The correspondence of the present pattern of results to previous findings on negative numbers (Huber et al., 2014a) and decimal fractions (Huber et al., 2014b) suggests that a common processing model might account for compatibility and the string length congruity effects. Using the model structure of Huber et al. (2014b) for conceptualizing physical quantities, we suggest separate processing pathways for numbers, measurement units, and the number of characters. Hence, we propose that there are separate (magnitude) representations for numbers, measurement units, and the number of characters that are activated concomitantly and compared to in parallel (i.e., numbers are compared with numbers, measurement units with measurement units, and the number of characters with the number of characters). The respective separate comparisons can lead to converging (compatible and/or string length congruent trials) or opposing (incompatible and/or string length incongruent trials) decision biases.

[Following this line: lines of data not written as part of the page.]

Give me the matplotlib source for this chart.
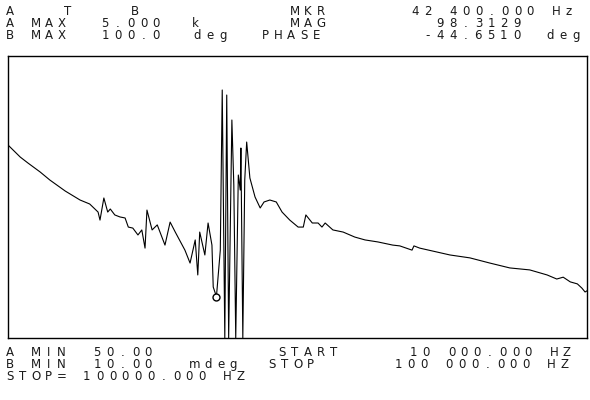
import matplotlib
matplotlib.use("Agg")
import matplotlib.pyplot as plt

# ---- data (frequency in Hz, magnitude) ----
freq_hz = [10000, 11900, 13100, 15000, 16500, 18900, 21200, 22700, 24000, 24300,
           24900, 25500, 25900, 26600, 27400, 28200, 28700, 29400, 30200, 30800,
           31300, 31600, 32400, 33200, 34400, 35200, 36000, 37500, 38300, 39100,
           39500, 39800, 40600, 41100, 41700, 41900, 42400, 43000, 43300, 43700,
           44000, 44300, 44800, 45100, 45400, 45800, 46100, 46200, 46500, 46800,
           47100, 47600, 48400, 49200, 49800, 50700, 51700, 52600, 53800, 55100,
           55900, 56300, 57300, 58200, 58800, 59300, 60500, 62100, 63900, 65500,
           67500, 69800, 70900, 72800, 73100, 74000, 78700, 81800, 84900, 88000,
           91100, 93800, 95300, 96300, 97400, 98500, 99200, 99700, 100000]
magnitude = [1169, 960, 871, 752, 660, 551, 476, 446, 391, 343,
             492, 391, 411, 373, 361, 355, 306, 301, 269, 292,
             217, 404, 292, 317, 228, 332, 282, 210, 170, 248,
             140, 282, 194, 327, 228, 115, 98.3, 210, 2870, 50,
             2644, 50, 1758, 608, 50, 716, 560, 1113, 50, 660,
             1227, 682, 500, 418, 461, 476, 461, 391, 343, 306,
             306, 373, 327, 327, 306, 327, 292, 282, 260, 248,
             240, 228, 225, 210, 225, 217, 194, 185, 170, 157,
             152, 140, 131, 135, 125, 121, 113, 106, 108]

marker_freq = 42400
marker_mag = 98.3129
marker_phase = -44.6510

start_hz = 10000
stop_hz = 100000
a_min, a_max = 50.0, 5000.0

header_rows = [
    [(5, "A"), (63, "T"), (130, "B"), (290, "MKR"), (410, "42 400.000 Hz")],
    [(5, "A MAX"), (100, "5.000"), (190, "k"), (290, "MAG"), (435, "98.3129")],
    [(5, "B MAX"), (100, "100.0"), (192, "deg"), (260, "PHASE"), (422, "-44.6510"), (545, "deg")],
]
footer_rows = [
    [(5, "A MIN"), (92, "50.00"), (277, "START"), (408, "10 000.000 HZ")],
    [(5, "B MIN"), (92, "10.00"), (190, "mdeg"), (267, "STOP"), (393, "100 000.000 HZ")],
    [(5, "STOP= 100000.000 HZ")],
]

W, H = 590, 400
fig = plt.figure(figsize=(W / 100, H / 100), dpi=100)
fig.patch.set_facecolor("white")

L, R, T, B = 8, 587, 56, 338
ax = fig.add_axes([L / W, 1 - B / H, (R - L) / W, (B - T) / H])
ax.set_yscale("log")
ax.set_xlim(start_hz, stop_hz)
ax.set_ylim(a_min, a_max)
ax.plot(freq_hz, magnitude, color="black", lw=0.8, clip_on=True)
ax.plot([marker_freq], [marker_mag], marker="o", ms=5, mfc="white", mec="black", mew=1.0)
ax.set_xticks([])
ax.set_yticks([])
ax.minorticks_off()
ax.tick_params(which="both", left=False, bottom=False, labelleft=False, labelbottom=False)
for s in ax.spines.values():
    s.set_color("black")
    s.set_linewidth(1.0)

font = dict(family="DejaVu Sans", fontsize=8.5, color="#1a1a1a", va="center", ha="center")
pitch = 12.8


def spaced(x, y, s):
    for i, ch in enumerate(s):
        if ch != " ":
            fig.text((x + i * pitch + pitch * 0.4) / W, 1 - y / H, ch, **font)


for y, row in zip([11.5, 23.5, 35.5], header_rows):
    for x, s in row:
        spaced(x, y, s)
for y, row in zip([352.5, 364.5, 376.5], footer_rows):
    for x, s in row:
        spaced(x, y, s)

fig.savefig("out.png", dpi=100, facecolor="white")
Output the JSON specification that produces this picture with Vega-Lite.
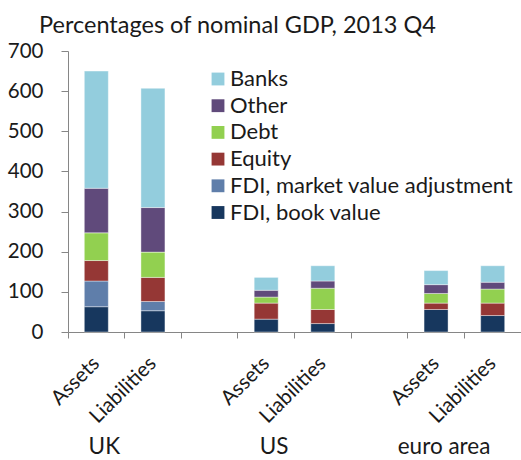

Opposing decision biases result in a response conflict leading to prolonged RT and higher ER explaining the present findings.

Taken together, the present study corroborates the idea that a general model of componential multi-symbol number processing can account for the processing of a variety of multi-symbol numbers. In previous studies, we have shown that magnitude processing of natural numbers (see Nuerk et al., 2011 for a review), negative numbers (Huber et al., 2014a), and decimal fractions (Huber et al., 2014b) can be explained within this unified framework. In the present study, we extended the model framework to a widely neglected topic in numerical cognition, namely the processing of physical quantities, indicating that these can also be interpreted as an instance of multi-symbol numbers.